# How to prove basis that is based on an orthonormal basis in linearly independent

I dont have much of a background in linear algebra and am trying to solve a problem for a vector analysis class.

I am trying to prove that a certain basis is linearly independent.

Lets say I have an orthonormal basis

$$\hat{e_1}$$, $$\hat{e_2}$$, $$\hat{e_3}$$

then change to another basis where the new basis vectors are combinations of the original (change of basis?)

How do i show that the new basis vectors are linearly independent?

Is it as simple as checking for a non zero determinant of the matrix where the rows are the new basis vectors?

• vectors of a basis are by default linearly independent Sep 28, 2018 at 18:26
• You may use better " the set of vectors" instead of base. Sep 28, 2018 at 18:30
• Yes, you are right about the determinant. Note that the orthonormal base is irrelevant for this case. Sep 28, 2018 at 18:31
• The elements of the second basis can’t help but be linear combinations of the vectors in the first basis—that’s a consequence of the very definition of basis—so that bit of information tells you nothing useful. If you’re trying to show that a specific set of linear combinations of the first basis vectors also form a basis, that’s very different.

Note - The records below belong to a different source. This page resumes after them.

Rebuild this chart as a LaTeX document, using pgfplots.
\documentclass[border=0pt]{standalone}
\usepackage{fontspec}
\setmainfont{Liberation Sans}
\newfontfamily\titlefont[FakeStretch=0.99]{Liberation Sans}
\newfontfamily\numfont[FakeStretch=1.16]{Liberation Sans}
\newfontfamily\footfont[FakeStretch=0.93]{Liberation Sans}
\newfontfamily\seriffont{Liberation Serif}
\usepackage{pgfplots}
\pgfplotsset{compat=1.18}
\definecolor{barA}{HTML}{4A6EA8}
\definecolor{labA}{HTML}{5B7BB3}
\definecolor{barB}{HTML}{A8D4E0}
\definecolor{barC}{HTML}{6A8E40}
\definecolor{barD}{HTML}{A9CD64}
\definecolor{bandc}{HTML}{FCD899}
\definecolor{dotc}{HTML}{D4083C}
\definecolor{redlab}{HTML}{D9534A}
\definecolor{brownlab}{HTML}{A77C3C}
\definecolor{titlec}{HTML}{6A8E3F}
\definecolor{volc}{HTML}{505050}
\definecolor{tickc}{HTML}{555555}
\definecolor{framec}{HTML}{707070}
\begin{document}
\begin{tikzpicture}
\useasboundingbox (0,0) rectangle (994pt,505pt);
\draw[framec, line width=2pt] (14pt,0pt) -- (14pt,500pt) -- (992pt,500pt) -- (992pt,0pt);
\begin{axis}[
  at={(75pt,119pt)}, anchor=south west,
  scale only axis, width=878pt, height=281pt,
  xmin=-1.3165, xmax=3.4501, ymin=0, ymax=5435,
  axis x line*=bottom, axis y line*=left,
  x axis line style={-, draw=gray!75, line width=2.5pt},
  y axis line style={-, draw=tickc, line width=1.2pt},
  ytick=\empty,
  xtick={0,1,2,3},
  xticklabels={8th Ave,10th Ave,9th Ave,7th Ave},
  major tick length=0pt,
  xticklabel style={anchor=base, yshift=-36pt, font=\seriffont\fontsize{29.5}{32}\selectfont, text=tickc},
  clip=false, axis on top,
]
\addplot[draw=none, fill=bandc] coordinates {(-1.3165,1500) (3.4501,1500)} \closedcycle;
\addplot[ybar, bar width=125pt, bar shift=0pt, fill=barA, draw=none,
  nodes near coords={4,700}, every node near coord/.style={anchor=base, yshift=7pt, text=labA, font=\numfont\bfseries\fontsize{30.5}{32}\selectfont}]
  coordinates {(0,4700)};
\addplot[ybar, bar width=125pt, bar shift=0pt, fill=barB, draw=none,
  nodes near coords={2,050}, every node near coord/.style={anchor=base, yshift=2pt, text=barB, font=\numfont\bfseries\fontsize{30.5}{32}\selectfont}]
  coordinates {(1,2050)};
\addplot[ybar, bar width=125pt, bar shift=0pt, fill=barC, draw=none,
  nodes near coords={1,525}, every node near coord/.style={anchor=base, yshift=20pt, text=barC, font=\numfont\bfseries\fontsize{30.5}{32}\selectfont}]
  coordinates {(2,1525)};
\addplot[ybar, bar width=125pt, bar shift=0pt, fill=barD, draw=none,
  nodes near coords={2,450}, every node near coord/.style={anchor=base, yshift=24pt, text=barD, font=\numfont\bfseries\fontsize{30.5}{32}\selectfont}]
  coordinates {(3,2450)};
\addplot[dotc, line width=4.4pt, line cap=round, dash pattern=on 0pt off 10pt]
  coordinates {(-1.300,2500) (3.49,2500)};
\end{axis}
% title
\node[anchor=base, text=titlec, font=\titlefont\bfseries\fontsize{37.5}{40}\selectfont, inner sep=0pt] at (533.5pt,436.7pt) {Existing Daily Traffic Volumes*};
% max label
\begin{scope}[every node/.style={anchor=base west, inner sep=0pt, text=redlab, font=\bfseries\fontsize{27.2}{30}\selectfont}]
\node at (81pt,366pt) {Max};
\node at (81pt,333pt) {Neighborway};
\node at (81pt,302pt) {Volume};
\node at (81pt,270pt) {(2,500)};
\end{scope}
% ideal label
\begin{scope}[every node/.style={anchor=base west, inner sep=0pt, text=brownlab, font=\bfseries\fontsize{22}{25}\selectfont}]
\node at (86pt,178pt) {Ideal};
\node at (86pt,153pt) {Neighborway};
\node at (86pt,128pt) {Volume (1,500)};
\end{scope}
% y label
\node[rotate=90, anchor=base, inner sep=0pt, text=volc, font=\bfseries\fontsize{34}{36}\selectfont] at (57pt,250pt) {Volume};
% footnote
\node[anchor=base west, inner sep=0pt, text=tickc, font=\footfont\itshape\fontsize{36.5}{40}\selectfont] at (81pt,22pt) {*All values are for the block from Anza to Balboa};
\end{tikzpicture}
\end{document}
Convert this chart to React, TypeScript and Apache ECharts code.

If the latter is indeed the case, then update your question with those specifics.
– amd
Sep 28, 2018 at 22:55

Let say you have three new vectors $$v_1,v_2,v_3$$. Then they are linear combination of $$\hat{e_1},\hat{e_2},\hat{e_3}$$, ie $$v_i = \sum\limits_{j=1}^3 a_{ij} \hat{e_j}$$ In other words, the coordinates of the $$v_i$$ with respect to the basis $$\{\hat{e_1},\hat{e_2},\hat{e_3}\}$$ form the rows of the matrix $$A:=\begin{pmatrix} a_{11} & a_{12} & a_{13} \\ a_{21} & a_{22} & a_{23} \\ a_{31} & a_{32} & a_{33} \end{pmatrix}$$ Hence $$\det A =0$$ if and only if its rows are linearly dependent if and only if the $$v_i$$ are linearly dependent.